### Dataset content

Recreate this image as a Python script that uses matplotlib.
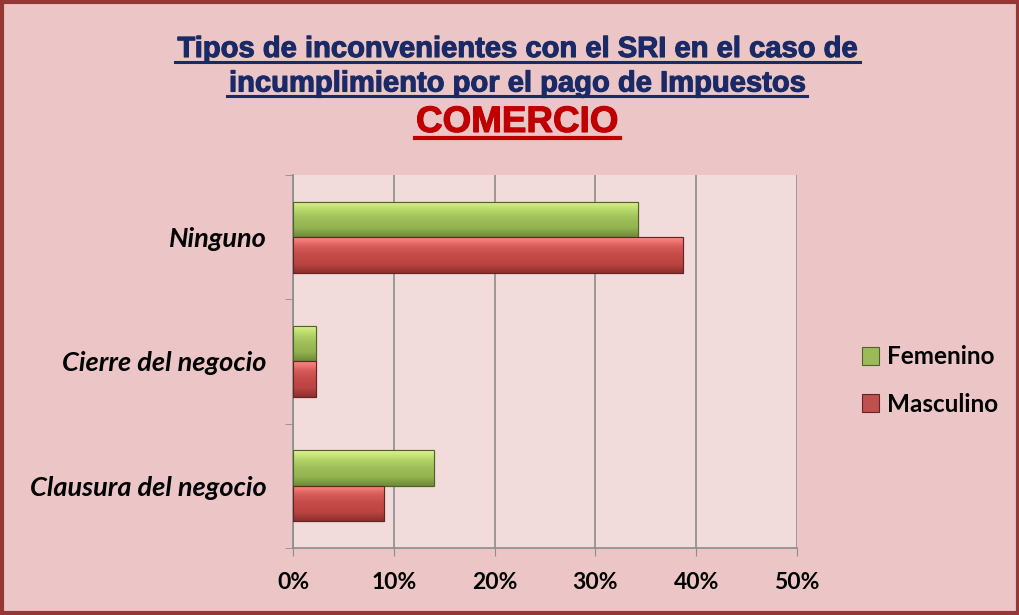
import numpy as np
import matplotlib
matplotlib.use("Agg")
import matplotlib.pyplot as plt
import matplotlib.patheffects as pe
from matplotlib.patches import Rectangle
from matplotlib.colors import LinearSegmentedColormap

categorias = ['Clausura del negocio', 'Cierre del negocio', 'Ninguno']
femenino = [14.0, 2.3, 34.2]
masculino = [9.0, 2.3, 38.7]
xticks = [0, 10, 20, 30, 40, 50]

fig = plt.figure(figsize=(10.2, 6.15), dpi=100)
fig.patch.set_facecolor('#ECC6C6')
fig.patches.append(Rectangle((0.002, 0.003), 0.996, 0.994, transform=fig.transFigure,
                             fill=False, edgecolor='#953735', linewidth=3))

ax = fig.add_axes([0.2873, 0.109, 0.4941, 0.6064])
ax.set_facecolor('#F2DCDB')

y = np.arange(len(categorias))
h = 0.285
b_fem = ax.barh(y + h / 2, femenino, h, color='#9BBB59', edgecolor='#4F6228', linewidth=0.8, zorder=3)
b_mas = ax.barh(y - h / 2, masculino, h, color='#C0504D', edgecolor='#632523', linewidth=0.8, zorder=3)

# bevel-like gradient on each bar
cm_g = LinearSegmentedColormap.from_list('g', ['#6E8A36', '#93B350', '#9DBE58', '#B5D66A', '#DDF58E'])
cm_r = LinearSegmentedColormap.from_list('r', ['#8E2F2D', '#BA4542', '#C44B48', '#D85C59', '#FF8A87'])
grad = np.linspace(0, 1, 64).reshape(-1, 1)
for bars, cmap in ((b_fem, cm_g), (b_mas, cm_r)):
    for p in bars:
        x0, y0 = p.get_x(), p.get_y()
        im = ax.imshow(grad, cmap=cmap, aspect='auto', origin='lower',
                       extent=(x0, x0 + p.get_width(), y0, y0 + p.get_height()), zorder=3.5)
        im.set_clip_path(p)
        ax.add_patch(Rectangle((x0, y0), p.get_width(), p.get_height(), fill=False,
                               edgecolor=p.get_edgecolor(), linewidth=0.8, zorder=4))

ax.set_xlim(0, 50)
ax.set_ylim(-0.5, 2.5)
ax.set_xticks(xticks)
ax.set_xticklabels([f'{t}%' for t in xticks], fontsize=16.5, fontweight='bold', family='Lato')
ax.set_yticks(y)
ax.set_yticklabels(categorias, fontsize=19.5, fontstyle='italic', fontweight='bold', family='Lato')
ax.set_yticks(np.arange(-0.5, 3, 1), minor=True)
ax.tick_params(axis='y', which='major', length=0, pad=19)
ax.tick_params(axis='y', which='minor', length=6, color='#8C8C8C')
ax.tick_params(axis='x', length=6, color='#8C8C8C', pad=11)
ax.grid(axis='x', color='#8C8C8C', linewidth=1.2, zorder=1)
ax.set_axisbelow(True)
for s in ('top', 'right'):
    ax.spines[s].set_visible(False)
ax.spines['left'].set_color('#8C8C8C')
ax.spines['bottom'].set_color('#8C8C8C')
ax.spines['left'].set_linewidth(1.2)
ax.spines['bottom'].set_linewidth(1.2)

leg = fig.legend([b_fem, b_mas], ['Femenino', 'Masculino'], loc='center left',
                 bbox_to_anchor=(862 / 1020, 0.3813), frameon=False, borderpad=0, borderaxespad=0,
                 handlelength=0.72, handleheight=0.72, handletextpad=0.3, labelspacing=1.0,
                 prop={'family': 'Lato', 'weight': 'bold', 'size': 17.5})

navy = '#1A2A66'
heavy_n = [pe.withStroke(linewidth=0.8, foreground=navy)]
heavy_r = [pe.withStroke(linewidth=0.8, foreground='#C00000')]
xc = 517 / 1020
fig.text(xc, 0.9073, 'Tipos de inconvenientes con el SRI en el caso de', ha='center', va='baseline',
         fontsize=21, fontweight='bold', color=navy, family='Liberation Sans', path_effects=heavy_n)
fig.text(xc, 0.8512, 'incumplimiento por el pago de Impuestos', ha='center', va='baseline',
         fontsize=21, fontweight='bold', color=navy, family='Liberation Sans', path_effects=heavy_n)
fig.text(xc, 0.7854, 'COMERCIO', ha='center', va='baseline',
         fontsize=26.5, fontweight='bold', color='#C00000', family='Liberation Sans', path_effects=heavy_r)
# underlines
for yy, x0, x1, c, lw in ((0.8992, 0.1716, 0.843, navy, 2.2), (0.8431, 0.2225, 0.791, navy, 2.2),
                          (0.7756, 0.4069, 0.6078, '#C00000', 3)):
    fig.add_artist(plt.Line2D([x0, x1], [yy, yy], transform=fig.transFigure, color=c, linewidth=lw))

fig.savefig('out.png', dpi=100, facecolor=fig.get_facecolor())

######

Write out again, exactly, the lines from the start of the listing up to the line containing "from matplotlib.colors import", with both ends and without pictures.

Recreate this image as a Python script that uses matplotlib.
import numpy as np
import matplotlib
matplotlib.use("Agg")
import matplotlib.pyplot as plt
import matplotlib.patheffects as pe
from matplotlib.patches import Rectangle
from matplotlib.colors import LinearSegmentedColormap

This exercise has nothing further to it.